The Power of the Immediate: Shrinking the Timeline for Control
When faced with financial pressure, the natural inclination is to worry about the distant future -- how will rent be paid in six months? Alex counters this by advocating for a radical shortening of the decision-making timeline. The key to surviving financial pressure isn't long-term catastrophizing, but immediate, focused action. This is where the concept of "shrinking the timeline" becomes a potent strategy. Instead of dwelling on abstract future problems, the focus shifts to generating revenue today.
This involves concrete, often unglamorous, actions. Following up with old leads, initiating a flash sale, or aggressively pursuing outstanding invoices are not just tactics; they are immediate interventions designed to inject cash into the business. This approach directly combats the paralysis of anxiety by providing a clear, achievable path forward. The act of taking such immediate action, even if it feels small, reintroduces a sense of control. It’s about demonstrating that the entrepreneur is actively managing the situation, rather than being controlled by it.
This is where conventional wisdom often fails. Many advice systems focus on long-term financial planning, which is undoubtedly important. However, when immediate cash flow is unstable, such advice can feel abstract and unhelpful. The transcript’s emphasis on immediate action is a powerful counterpoint, suggesting that building momentum through small, consistent wins is more effective in the short term than abstract long-term strategies. The competitive advantage here is subtle but significant: by acting decisively in the present, entrepreneurs can stabilize their immediate situation, which then creates the breathing room needed for more strategic, long-term planning.

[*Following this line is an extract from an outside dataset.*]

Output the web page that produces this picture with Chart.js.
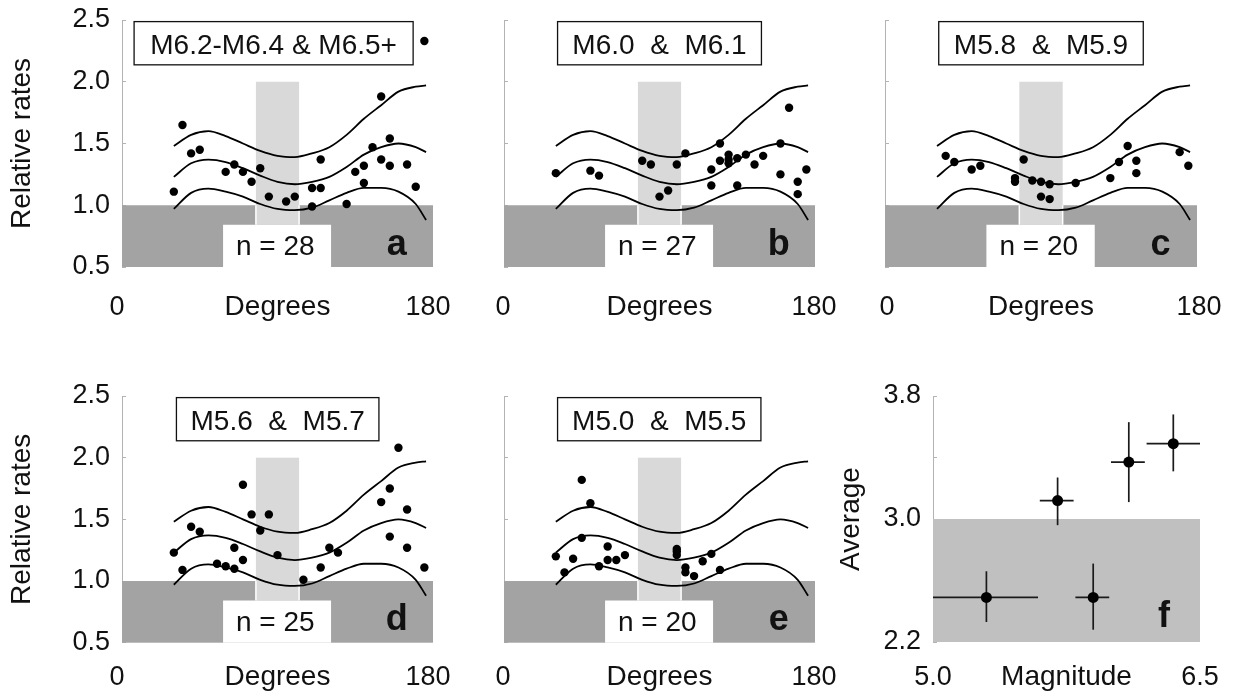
<!DOCTYPE html>
<html>
<head>
<meta charset="utf-8">
<script src="https://cdn.jsdelivr.net/npm/chart.js@4.4.1/dist/chart.umd.min.js"></script>
<style>
  body { margin: 0; background: #fff; width: 1238px; height: 696px; position: relative; overflow: hidden; }
  canvas { position: absolute; }
</style>
</head>
<body>
<canvas id="panelA" width="460" height="340" style="left:0;top:0"></canvas>
<canvas id="panelB" width="380" height="340" style="left:460px;top:0"></canvas>
<canvas id="panelC" width="398" height="340" style="left:840px;top:0"></canvas>
<canvas id="panelD" width="460" height="326" style="left:0;top:370px"></canvas>
<canvas id="panelE" width="380" height="326" style="left:460px;top:370px"></canvas>
<canvas id="panelF" width="418" height="326" style="left:820px;top:370px"></canvas>
<script>
// fitted curves, same in panels a-e
const curveDeg    = [30, 40, 50, 60, 70, 80, 90, 100, 110, 120, 130, 140, 150, 160, 170, 176];
const curveUpper  = [1.48, 1.57, 1.60, 1.56, 1.50, 1.44, 1.40, 1.39, 1.42, 1.47, 1.57, 1.70, 1.81, 1.92, 1.96, 1.97];
const curveMiddle = [1.23, 1.34, 1.37, 1.35, 1.30, 1.24, 1.19, 1.17, 1.19, 1.23, 1.31, 1.41, 1.47, 1.50, 1.47, 1.43];
const curveLower  = [0.97, 1.10, 1.135, 1.11, 1.07, 1.01, 0.97, 0.96, 0.98, 1.04, 1.10, 1.14, 1.14, 1.11, 1.01, 0.88];

// observed rates per magnitude group
const degA  = [30, 35, 40, 45, 60, 65, 70, 75, 80, 85, 95, 100, 110, 110, 115, 115, 130, 135, 140, 140, 145, 150, 150, 155, 155, 165, 170, 175];
const rateA = [1.11, 1.65, 1.42, 1.45, 1.27, 1.33, 1.27, 1.19, 1.30, 1.07, 1.03, 1.07, 1.14, 0.99, 1.14, 1.37, 1.01, 1.27, 1.32, 1.18, 1.47, 1.88, 1.37, 1.54, 1.32, 1.33, 1.15, 2.33];

const degB  = [30, 50, 55, 80, 85, 90, 95, 100, 105, 120, 120, 125, 125, 130, 130, 130, 135, 135, 140, 145, 150, 160, 160, 165, 170, 170, 175];
const rateB = [1.26, 1.28, 1.24, 1.36, 1.33, 1.07, 1.12, 1.33, 1.42, 1.29, 1.16, 1.50, 1.36, 1.41, 1.34, 1.37, 1.16, 1.38, 1.41, 1.33, 1.40, 1.50, 1.25, 1.79, 1.19, 1.09, 1.29];

const degC  = [35, 40, 50, 55, 75, 75, 80, 85, 90, 95, 90, 95, 110, 130, 135, 140, 145, 145, 170, 175];
const rateC = [1.40, 1.35, 1.29, 1.32, 1.22, 1.19, 1.37, 1.20, 1.19, 1.17, 1.07, 1.05, 1.18, 1.22, 1.35, 1.48, 1.36, 1.26, 1.43, 1.32];

const degD  = [30, 35, 40, 45, 55, 60, 65, 65, 70, 70, 75, 80, 85, 90, 105, 115, 120, 125, 150, 155, 155, 160, 165, 165, 175];
const rateD = [1.23, 1.09, 1.44, 1.40, 1.14, 1.12, 1.10, 1.27, 1.17, 1.78, 1.54, 1.41, 1.54, 1.21, 1.01, 1.11, 1.27, 1.23, 1.64, 1.75, 1.36, 2.08, 1.58, 1.27, 1.11];

const degE  = [30, 35, 40, 45, 50, 45, 55, 60, 60, 65, 70, 100, 100, 100, 105, 105, 110, 115, 120, 125];
const rateE = [1.20, 1.07, 1.18, 1.82, 1.63, 1.35, 1.12, 1.28, 1.17, 1.17, 1.21, 1.26, 1.24, 1.21, 1.11, 1.07, 1.04, 1.16, 1.22, 1.09];

// panel f: averages by magnitude
const magCenter = [5.30, 5.70, 5.90, 6.10, 6.35];
const magLow    = [5.00, 5.60, 5.80, 6.00, 6.20];
const magHigh   = [5.59, 5.79, 5.99, 6.19, 6.50];
const avgValue  = [2.49, 3.12, 2.49, 3.37, 3.49];
const avgLow    = [2.33, 2.96, 2.28, 3.11, 3.31];
const avgHigh   = [2.66, 3.27, 2.71, 3.63, 3.68];

// ticks
const rateTicks = [0.5, 1.0, 1.5, 2.0, 2.5];
const degTicks  = [0, 180];
const avgTicks  = [2.2, 2.4, 2.6, 2.8, 3.0, 3.2, 3.4, 3.6, 3.8];
const avgLabelled = [2.2, 3.0, 3.8];
const magTicks  = [5.0, 6.5];

const FONT = "'Liberation Sans', Arial, sans-serif";
const INK = '#111';
Chart.defaults.font.family = FONT;
Chart.defaults.color = INK;

// shaded regions, boxes and letters drawn in data units
function decorPlugin(decor) {
  return {
    id: 'decor',
    beforeDatasetsDraw(chart) {
      const ctx = chart.ctx, x = chart.scales.x, y = chart.scales.y;
      ctx.save();
      decor.rects.forEach(r => {
        const x0 = x.getPixelForValue(r.x0), x1 = x.getPixelForValue(r.x1);
        const y0 = y.getPixelForValue(r.y0), y1 = y.getPixelForValue(r.y1);
        ctx.fillStyle = r.color;
        ctx.fillRect(x0, y1, x1 - x0, y0 - y1);
        if (r.edgeTo) {
          // thin white seams where the light bar meets the dark band
          const ye = y.getPixelForValue(r.edgeTo);
          ctx.strokeStyle = '#fff';
          ctx.lineWidth = 1.5;
          ctx.beginPath();
          ctx.moveTo(x0, y0); ctx.lineTo(x0, ye);
          ctx.moveTo(x1, y0); ctx.lineTo(x1, ye);
          ctx.stroke();
        }
      });
      if (decor.box) {
        const b = decor.box;
        const x0 = x.getPixelForValue(b.x0), x1 = x.getPixelForValue(b.x1);
        const y0 = y.getPixelForValue(b.y0), y1 = y.getPixelForValue(b.y1);
        ctx.fillStyle = '#fff';
        ctx.fillRect(x0, y1, x1 - x0, y0 - y1);
        ctx.strokeStyle = INK;
        ctx.lineWidth = 1.3;
        ctx.strokeRect(x0, y1, x1 - x0, y0 - y1);
        ctx.fillStyle = INK;
        ctx.font = '28px ' + FONT;
        ctx.textAlign = 'center';
        ctx.textBaseline = 'alphabetic';
        ctx.fillText(b.text, (x0 + x1) / 2, y.getPixelForValue(b.textY));
      }
      decor.texts.forEach(t => {
        ctx.fillStyle = INK;
        ctx.font = t.font;
        ctx.textAlign = 'center';
        ctx.textBaseline = 'alphabetic';
        ctx.fillText(t.text, x.getPixelForValue(t.x), y.getPixelForValue(t.y));
      });
      ctx.restore();
    }
  };
}

function toPoints(xs, ys) {
  return xs.map((v, i) => ({ x: v, y: ys[i] }));
}

function curveSet(vals) {
  return {
    data: toPoints(curveDeg, vals),
    showLine: true, pointRadius: 0, pointHoverRadius: 0,
    borderColor: '#000', borderWidth: 1.8,
    cubicInterpolationMode: 'monotone', fill: false
  };
}

// keep the chart area exactly where the layout padding puts it
function fixWidth(w) {
  return s => { s.width = w; s.paddingTop = 0; s.paddingBottom = 0; };
}
function fixHeight(h) {
  return s => { s.height = h; s.paddingLeft = 0; s.paddingRight = 0; };
}

function ratePanel(id, degs, rates, p) {
  new Chart(document.getElementById(id), {
    type: 'scatter',
    data: {
      datasets: [
        { data: toPoints(degs, rates), pointRadius: 4.2, pointHoverRadius: 4.2,
          backgroundColor: '#000', borderColor: '#000', borderWidth: 0 },
        curveSet(curveUpper),
        curveSet(curveMiddle),
        curveSet(curveLower)
      ]
    },
    options: {
      responsive: false,
      animation: false,
      layout: { padding: { left: 0, top: p.padTop, right: p.padRight, bottom: 0 } },
      plugins: { legend: { display: false }, tooltip: { enabled: false } },
      scales: {
        x: {
          min: 0, max: 180,
          afterBuildTicks: s => { s.ticks = degTicks.map(v => ({ value: v })); },
          afterFit: fixHeight(p.xHeight),
          border: { display: false },
          grid: { display: false, drawTicks: false },
          ticks: { padding: p.tickPad, labelOffset: p.labelOffset, maxRotation: 0, autoSkip: false,
                   font: { size: 27 } },
          title: { display: true, text: 'Degrees', font: { size: 28 },
                   padding: { top: 0, bottom: p.titlePad } }
        },
        y: {
          min: 0.5, max: 2.5,
          afterBuildTicks: s => { s.ticks = rateTicks.map(v => ({ value: v })); },
          afterFit: fixWidth(p.yWidth),
          border: { display: true, color: '#b3b3b3', width: 1 },
          grid: { drawOnChartArea: false, drawTicks: true, tickLength: -4, color: '#b3b3b3' },
          ticks: { padding: 16, font: { size: 27 },
                   callback: v => p.showY ? v.toFixed(1) : '' },
          title: { display: p.showY, text: 'Relative rates', font: { size: 28 },
                   padding: { top: 5, bottom: 0 } }
        }
      }
    },
    plugins: [decorPlugin({
      rects: [
        { x0: 0, x1: 180, y0: 0.5, y1: 1.0, color: '#a3a3a3' },
        { x0: 77.5, x1: 102.5, y0: 0.842, y1: 2.0, color: '#d9d9d9', edgeTo: 1.0 },
        { x0: 58.5, x1: 121, y0: 0.5, y1: 0.842, color: '#ffffff' }
      ],
      box: { x0: p.boxX[0], x1: p.boxX[1], y0: 2.137, y1: 2.487, text: p.label, textY: 2.222 },
      texts: [
        { text: p.count, x: 88.7, y: 0.595, font: '28px ' + FONT },
        { text: p.letter, x: 159, y: 0.6, font: 'bold 36px ' + FONT }
      ]
    })]
  });
}

ratePanel('panelA', degA, rateA, {
  label: 'M6.2-M6.4 & M6.5+', count: 'n = 28', letter: 'a', boxX: [7, 168.5],
  showY: true, yWidth: 122, padRight: 27, padTop: 20, xHeight: 73,
  tickPad: 24, titlePad: 15.5, labelOffset: -5
});
ratePanel('panelB', degB, rateB, {
  label: 'M6.0  &  M6.1', count: 'n = 27', letter: 'b', boxX: [31, 149],
  showY: false, yWidth: 44, padRight: 25, padTop: 20, xHeight: 73,
  tickPad: 24, titlePad: 15.5, labelOffset: -1
});
ratePanel('panelC', degC, rateC, {
  label: 'M5.8  &  M5.9', count: 'n = 20', letter: 'c', boxX: [31, 149],
  showY: false, yWidth: 45, padRight: 41, padTop: 20, xHeight: 73,
  tickPad: 24, titlePad: 15.5, labelOffset: 2
});
ratePanel('panelD', degD, rateD, {
  label: 'M5.6  &  M5.7', count: 'n = 25', letter: 'd', boxX: [31.5, 148.7],
  showY: true, yWidth: 122, padRight: 27, padTop: 26, xHeight: 53.3,
  tickPad: 18.5, titlePad: 1.5, labelOffset: -5
});
ratePanel('panelE', degE, rateE, {
  label: 'M5.0  &  M5.5', count: 'n = 20', letter: 'e', boxX: [31, 148.7],
  showY: false, yWidth: 44, padRight: 25, padTop: 26, xHeight: 53.3,
  tickPad: 18.5, titlePad: 1.5, labelOffset: -1
});

// panel f: averages with error bars
const errorBars = [];
magCenter.forEach((m, i) => {
  errorBars.push({ data: [{ x: magLow[i], y: avgValue[i] }, { x: magHigh[i], y: avgValue[i] }] });
  errorBars.push({ data: [{ x: m, y: avgLow[i] }, { x: m, y: avgHigh[i] }] });
});

new Chart(document.getElementById('panelF'), {
  type: 'scatter',
  data: {
    datasets: [
      { data: toPoints(magCenter, avgValue), pointRadius: 5.5, pointHoverRadius: 5.5,
        backgroundColor: '#000', borderColor: '#000', borderWidth: 0 }
    ].concat(errorBars.map(e => Object.assign(e, {
      showLine: true, pointRadius: 0, pointHoverRadius: 0,
      borderColor: '#1a1a1a', borderWidth: 1.7, fill: false
    })))
  },
  options: {
    responsive: false,
    animation: false,
    layout: { padding: { left: 0, top: 26, right: 38, bottom: 0 } },
    plugins: { legend: { display: false }, tooltip: { enabled: false } },
    scales: {
      x: {
        min: 5.0, max: 6.5,
        afterBuildTicks: s => { s.ticks = magTicks.map(v => ({ value: v })); },
        afterFit: fixHeight(54),
        border: { display: false },
        grid: { display: false, drawTicks: false },
        ticks: { padding: 19, maxRotation: 0, autoSkip: false, font: { size: 27 },
                 callback: v => v.toFixed(1) },
        title: { display: true, text: 'Magnitude', font: { size: 28 },
                 padding: { top: 0, bottom: 1.5 } }
      },
      y: {
        min: 2.2, max: 3.8,
        afterBuildTicks: s => { s.ticks = avgTicks.map(v => ({ value: v })); },
        afterFit: fixWidth(113),
        border: { display: true, color: '#b3b3b3', width: 1 },
        grid: { drawOnChartArea: false, drawTicks: true, tickLength: -4, color: '#b3b3b3' },
        ticks: { padding: 16, font: { size: 27 },
                 callback: v => avgLabelled.some(a => Math.abs(a - v) < 1e-6) ? v.toFixed(1) : '' },
        title: { display: true, text: 'Average', font: { size: 28 },
                 padding: { top: 14, bottom: 0 } }
      }
    }
  },
  plugins: [decorPlugin({
    rects: [{ x0: 5.0, x1: 6.5, y0: 2.2, y1: 3.0, color: '#c0c0c0' }],
    texts: [{ text: 'f', x: 6.298, y: 2.298, font: 'bold 36px ' + FONT }]
  })]
});
</script>
</body>
</html>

"So, instead of catastrophizing the future, pick up the phone. Follow up with old leads, push a flash sale, or collect an outstanding invoice. Make action your immediate response to financial fear."
-- Paul Alex
The implication is that consistent, immediate action builds a habit of proactive management. It forces a focus on tangible results and helps to build confidence. This confidence, in turn, allows for clearer thinking about longer-term strategies, creating a virtuous cycle. The entrepreneur who can consistently generate immediate wins is less likely to be derailed by temporary dips, building a resilience that is difficult for competitors to replicate.
The War Chest: Building Confidence and Leverage Through Reserves
The final, and perhaps most critical, piece of advice for navigating financial instability is the proactive building of a "war chest" during prosperous times. This financial reserve is not merely a safety net; it’s a strategic asset that fundamentally alters an entrepreneur's decision-making capabilities. Alex posits that having six months of operating expenses readily accessible in a separate account transforms a leader from a reactive, fearful founder into a decisive, elite operator.
The presence of substantial reserves creates unshakable confidence. When an entrepreneur isn't desperate for immediate cash, they are free to make calculated risks, invest in growth opportunities, and negotiate from a position of strength. This is the essence of leverage. Instead of being forced into unfavorable deals or cutting essential functions out of panic, the business can make strategic choices that benefit it long-term. The "war chest" acts as a buffer against the inevitable fluctuations of business, providing peace of mind that is invaluable.
This concept highlights a significant delayed payoff. Building these reserves requires discipline and sacrifice during good times -- a period when many entrepreneurs might be tempted to spend freely. However, the transcript strongly implies that this period of deferred gratification creates a durable competitive advantage. When competitors are struggling and making concessions due to cash flow issues, a well-funded business can seize opportunities, acquire talent, or out-invest them. The immediate discomfort of saving during good times leads to significant long-term gains in confidence, strategic flexibility, and market position.
"When you have six months of operating expenses sitting in a completely separate account, your decision-making becomes lethal. Unshakable confidence, calculated risks, and total peace of mind create an elite operator."
-- Paul Alex
The transcript frames this not just as financial prudence but as a psychological advantage. The peace of mind derived from knowing the business is secure allows for clearer, more rational decision-making. This is where the distinction between a "struggling founder" and an "elite operator" is most starkly drawn. The operator understands that building these reserves is an investment in their own decision-making capacity and the long-term health of the business, a truth that often eludes those caught in the cycle of immediate financial panic.
- Immediate Action: Follow up on outstanding invoices and old leads daily.
- Immediate Action: Implement a short-term, high-impact flash sale or promotion when cash flow dips.
- Short-Term Investment (Next Quarter): Track all cash inflows and outflows meticulously to identify specific "leaks" or areas of slow movement.
- Short-Term Investment (Next Quarter): Begin allocating a small, consistent percentage of revenue to a dedicated emergency fund, even if it's just 1-2%.
- Medium-Term Investment (6-12 Months): Systematically build a cash reserve equivalent to 1-2 months of operating expenses.
- Long-Term Investment (12-18 Months): Aim to build a cash reserve equivalent to 3-6 months of operating expenses. This requires discipline during profitable periods but offers significant strategic advantage.
- Mindset Shift (Ongoing): Reframe cash flow challenges as mathematical problems to be solved, not personal failures, to enable objective decision-making.